Hello miep, here is another recipe for you
1level teasp mixed spice
2level teasps ground ginger
1level teasp bicarbonate of soda
8 oz (225 gm) plain flour
3ozs (75 gm) lard
4 ozs (109gm) black treacle
4ozs (100gm) golden syrup
2ozs (50gm) dark soft brown sugar
2ozs (50gm) marmalade, roughly chopped if chunky
6 tblsps milk
4ozs (100 gm) mixed dried fruit
Heat oven to 325F, 160C, gas mark 3
Grease and line an 8" square tin
Sift spices, bicarb and flour into a bowl and make a well in the centre
Place lard in a saucepan, together with the treacle, syrup and sugar, and heat until the lard has just melted and the ingredients have blended.
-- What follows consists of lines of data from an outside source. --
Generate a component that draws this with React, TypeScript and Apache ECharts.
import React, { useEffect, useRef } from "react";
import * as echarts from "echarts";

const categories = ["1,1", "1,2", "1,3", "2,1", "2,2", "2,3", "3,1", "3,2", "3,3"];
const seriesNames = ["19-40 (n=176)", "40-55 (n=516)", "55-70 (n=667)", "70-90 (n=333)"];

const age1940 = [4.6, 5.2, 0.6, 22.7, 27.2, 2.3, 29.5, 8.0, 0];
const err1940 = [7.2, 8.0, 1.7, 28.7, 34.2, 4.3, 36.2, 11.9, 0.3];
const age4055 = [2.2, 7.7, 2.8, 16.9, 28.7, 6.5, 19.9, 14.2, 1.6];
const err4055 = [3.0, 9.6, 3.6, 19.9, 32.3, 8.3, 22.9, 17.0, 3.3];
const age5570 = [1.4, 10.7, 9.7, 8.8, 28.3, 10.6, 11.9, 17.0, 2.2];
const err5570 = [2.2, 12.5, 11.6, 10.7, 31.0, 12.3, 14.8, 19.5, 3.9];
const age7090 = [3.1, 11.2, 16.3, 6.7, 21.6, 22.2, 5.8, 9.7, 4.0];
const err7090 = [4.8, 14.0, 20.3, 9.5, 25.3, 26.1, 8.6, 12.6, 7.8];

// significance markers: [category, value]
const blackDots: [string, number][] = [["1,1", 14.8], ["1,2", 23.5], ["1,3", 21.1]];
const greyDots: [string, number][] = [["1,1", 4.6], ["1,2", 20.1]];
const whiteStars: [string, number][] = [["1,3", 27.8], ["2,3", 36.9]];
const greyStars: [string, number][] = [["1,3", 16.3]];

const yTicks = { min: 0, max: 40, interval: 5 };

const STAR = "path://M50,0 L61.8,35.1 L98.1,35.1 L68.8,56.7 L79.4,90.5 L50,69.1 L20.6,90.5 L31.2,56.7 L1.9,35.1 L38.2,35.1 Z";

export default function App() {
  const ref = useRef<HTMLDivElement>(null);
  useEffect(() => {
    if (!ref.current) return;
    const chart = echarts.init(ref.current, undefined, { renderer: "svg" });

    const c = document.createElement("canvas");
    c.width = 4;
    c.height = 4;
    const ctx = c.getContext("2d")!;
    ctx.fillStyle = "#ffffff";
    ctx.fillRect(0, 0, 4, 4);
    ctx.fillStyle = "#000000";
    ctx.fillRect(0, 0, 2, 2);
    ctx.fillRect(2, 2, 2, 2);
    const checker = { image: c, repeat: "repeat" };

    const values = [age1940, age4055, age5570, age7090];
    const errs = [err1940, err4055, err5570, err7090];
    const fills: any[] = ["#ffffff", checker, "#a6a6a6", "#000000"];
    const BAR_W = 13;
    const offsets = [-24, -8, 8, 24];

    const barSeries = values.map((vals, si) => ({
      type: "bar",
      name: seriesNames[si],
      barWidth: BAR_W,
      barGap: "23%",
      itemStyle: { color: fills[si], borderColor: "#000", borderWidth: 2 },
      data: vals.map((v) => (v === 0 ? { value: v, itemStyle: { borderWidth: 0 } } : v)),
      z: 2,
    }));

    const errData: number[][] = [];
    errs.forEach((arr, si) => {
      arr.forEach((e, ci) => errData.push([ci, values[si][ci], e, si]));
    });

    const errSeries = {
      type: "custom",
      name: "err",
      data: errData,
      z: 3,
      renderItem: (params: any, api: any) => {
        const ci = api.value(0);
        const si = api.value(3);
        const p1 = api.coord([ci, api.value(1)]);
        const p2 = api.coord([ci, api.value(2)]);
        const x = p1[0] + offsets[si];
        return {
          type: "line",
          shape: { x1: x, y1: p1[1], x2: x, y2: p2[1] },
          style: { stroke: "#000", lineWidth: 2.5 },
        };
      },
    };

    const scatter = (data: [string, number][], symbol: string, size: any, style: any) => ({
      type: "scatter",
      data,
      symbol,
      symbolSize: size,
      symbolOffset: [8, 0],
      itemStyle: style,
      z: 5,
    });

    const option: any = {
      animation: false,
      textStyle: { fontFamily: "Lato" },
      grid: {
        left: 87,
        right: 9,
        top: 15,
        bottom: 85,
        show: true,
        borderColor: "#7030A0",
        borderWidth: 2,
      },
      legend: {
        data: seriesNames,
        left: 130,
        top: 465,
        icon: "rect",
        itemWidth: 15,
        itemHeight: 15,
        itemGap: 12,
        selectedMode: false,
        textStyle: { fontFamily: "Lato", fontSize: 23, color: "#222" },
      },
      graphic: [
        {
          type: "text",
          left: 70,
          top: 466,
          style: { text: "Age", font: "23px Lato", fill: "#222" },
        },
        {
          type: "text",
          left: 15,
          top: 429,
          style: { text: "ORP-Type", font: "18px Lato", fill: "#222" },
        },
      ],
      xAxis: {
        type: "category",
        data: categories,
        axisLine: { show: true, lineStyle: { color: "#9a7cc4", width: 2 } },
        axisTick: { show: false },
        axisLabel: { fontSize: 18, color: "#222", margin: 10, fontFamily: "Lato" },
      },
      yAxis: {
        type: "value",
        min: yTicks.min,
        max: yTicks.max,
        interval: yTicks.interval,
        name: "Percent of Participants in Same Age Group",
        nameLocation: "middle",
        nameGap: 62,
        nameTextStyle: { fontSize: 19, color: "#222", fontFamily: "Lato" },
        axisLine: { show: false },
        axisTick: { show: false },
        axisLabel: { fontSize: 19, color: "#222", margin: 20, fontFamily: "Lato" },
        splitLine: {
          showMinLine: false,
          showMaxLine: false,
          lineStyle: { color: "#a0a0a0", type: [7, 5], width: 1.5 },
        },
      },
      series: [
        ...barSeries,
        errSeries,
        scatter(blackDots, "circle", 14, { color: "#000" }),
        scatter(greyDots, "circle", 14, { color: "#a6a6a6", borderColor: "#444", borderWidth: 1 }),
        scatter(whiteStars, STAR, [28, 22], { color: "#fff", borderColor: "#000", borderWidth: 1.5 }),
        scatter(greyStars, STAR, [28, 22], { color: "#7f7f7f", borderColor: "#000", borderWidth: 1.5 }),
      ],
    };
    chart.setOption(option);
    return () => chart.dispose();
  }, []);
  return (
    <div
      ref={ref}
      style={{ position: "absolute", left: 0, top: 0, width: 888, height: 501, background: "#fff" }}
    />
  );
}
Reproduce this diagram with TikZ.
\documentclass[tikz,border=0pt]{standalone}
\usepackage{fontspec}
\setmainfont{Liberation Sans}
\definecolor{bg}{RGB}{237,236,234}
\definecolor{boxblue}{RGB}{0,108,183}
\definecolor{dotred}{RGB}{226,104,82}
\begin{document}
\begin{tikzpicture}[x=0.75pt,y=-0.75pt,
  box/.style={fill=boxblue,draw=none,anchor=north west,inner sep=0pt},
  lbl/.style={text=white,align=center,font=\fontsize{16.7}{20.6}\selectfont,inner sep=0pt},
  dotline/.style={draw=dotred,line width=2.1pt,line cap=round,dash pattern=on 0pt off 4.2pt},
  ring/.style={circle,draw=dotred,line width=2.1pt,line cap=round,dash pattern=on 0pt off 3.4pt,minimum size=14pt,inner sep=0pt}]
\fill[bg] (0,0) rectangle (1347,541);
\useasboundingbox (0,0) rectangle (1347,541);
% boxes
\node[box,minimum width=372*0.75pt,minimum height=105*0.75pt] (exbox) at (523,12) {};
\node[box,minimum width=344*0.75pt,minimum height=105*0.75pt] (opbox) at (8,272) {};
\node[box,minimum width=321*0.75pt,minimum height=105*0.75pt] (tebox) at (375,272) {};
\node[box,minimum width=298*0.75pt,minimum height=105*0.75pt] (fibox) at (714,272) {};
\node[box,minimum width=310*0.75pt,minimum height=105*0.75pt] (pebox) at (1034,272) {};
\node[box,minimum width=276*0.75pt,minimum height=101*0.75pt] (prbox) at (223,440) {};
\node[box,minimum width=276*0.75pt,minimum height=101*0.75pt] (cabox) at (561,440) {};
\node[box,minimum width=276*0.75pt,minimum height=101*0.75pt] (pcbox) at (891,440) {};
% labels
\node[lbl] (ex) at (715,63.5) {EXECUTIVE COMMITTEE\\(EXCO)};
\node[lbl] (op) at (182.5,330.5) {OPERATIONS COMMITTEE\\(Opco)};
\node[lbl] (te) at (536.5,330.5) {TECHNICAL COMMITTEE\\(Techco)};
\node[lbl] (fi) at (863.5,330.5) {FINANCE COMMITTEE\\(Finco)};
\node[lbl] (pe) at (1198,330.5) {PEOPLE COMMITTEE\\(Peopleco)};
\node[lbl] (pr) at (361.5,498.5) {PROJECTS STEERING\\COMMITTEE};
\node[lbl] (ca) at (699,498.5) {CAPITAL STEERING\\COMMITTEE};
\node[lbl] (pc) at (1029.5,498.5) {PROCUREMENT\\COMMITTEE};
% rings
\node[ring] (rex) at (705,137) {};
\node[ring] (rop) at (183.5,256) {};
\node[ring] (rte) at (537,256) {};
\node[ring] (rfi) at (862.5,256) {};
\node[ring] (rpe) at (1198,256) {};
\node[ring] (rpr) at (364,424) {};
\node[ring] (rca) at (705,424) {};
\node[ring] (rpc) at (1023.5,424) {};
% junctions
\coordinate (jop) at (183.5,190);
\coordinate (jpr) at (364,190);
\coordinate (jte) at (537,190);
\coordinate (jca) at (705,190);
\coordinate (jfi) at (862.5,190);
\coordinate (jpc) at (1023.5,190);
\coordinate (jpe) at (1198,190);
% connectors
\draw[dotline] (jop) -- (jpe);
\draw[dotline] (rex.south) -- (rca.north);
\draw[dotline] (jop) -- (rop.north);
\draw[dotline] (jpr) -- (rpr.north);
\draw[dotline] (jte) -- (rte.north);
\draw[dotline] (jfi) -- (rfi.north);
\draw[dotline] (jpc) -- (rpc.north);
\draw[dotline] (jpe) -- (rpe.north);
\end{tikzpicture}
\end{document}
Remove from heat and leave to cool slightly.
Stir the remaining ingredients into the bowl of flour, together with the lard mixture, and beat with a wooden spoon, until smooth and glossy.
Pour into the tin and bake in oven for approx 1.25 - 1.5 hours.
Leave gingerbread to cool in the tin for about 30 mins, before turning it out and removing the paper. Leave on a cooloing rack until it is completely cool. Store in an airtight tin until required.